Lo malo es que el sustrato de ese discurso no es positivo, sino negativo; no es invitación, sino rechazo; no es concordia, sino discordia. Los panegiristas de López Obrador hablan de la marcha del pueblo como negación de la marcha de hace un mes, que fue, literalmente, caricaturizada y denostada en los deleznables Peje-cómics de los propagandistas de López Obrador. La marcha no fue, en ese sentido, un acto de unidad, sino de división. Le doy un ejemplo: en algún noticiero pude ver una imagen simpática pero preocupante: un grupo de manifestantes llevaban una manta que decía que “Peje el toro es inocente”. La verdad, la puntada es buena. Pero no deja de ser un reflejo odioso: lo que realmente animaba esa manta era el mensaje completo: “Ustedes los ricos, nosotros los pobres”. Mala idea.
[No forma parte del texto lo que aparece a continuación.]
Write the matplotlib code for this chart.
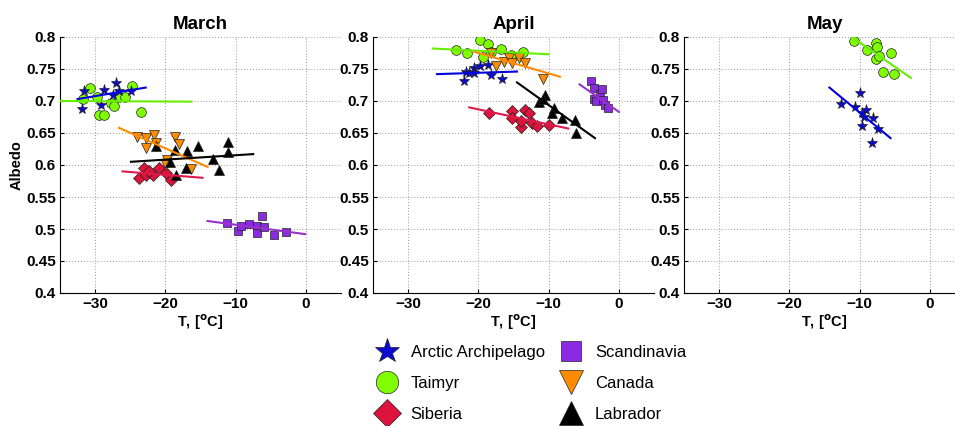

Especialmente si se quiere mostrar el “proyecto alternativo de nación”.
Finalmente, la marcha también envía otro mensaje peligroso: el de que la democracia incluye la posibilidad de usar la movilización popular como un ariete en contra de un proceso judicial. Contraponer masa y derecho, popularidad y legalidad, poder y justicia. Nada nuevo. Nada bueno. Nada democrático. Nada alentador. López Obrador insiste en decir que el proceso en su contra no se hubiera iniciado si no estuviera alto en las encuestas. Creo que voltea las cosas: la marcha del domingo no se hubiera realizado si el infractor no estuviera alto en las encuestas.
Y si no estuviera dispuesto a usar su popularidad como ariete contra la Ley. Esto último es lo malo.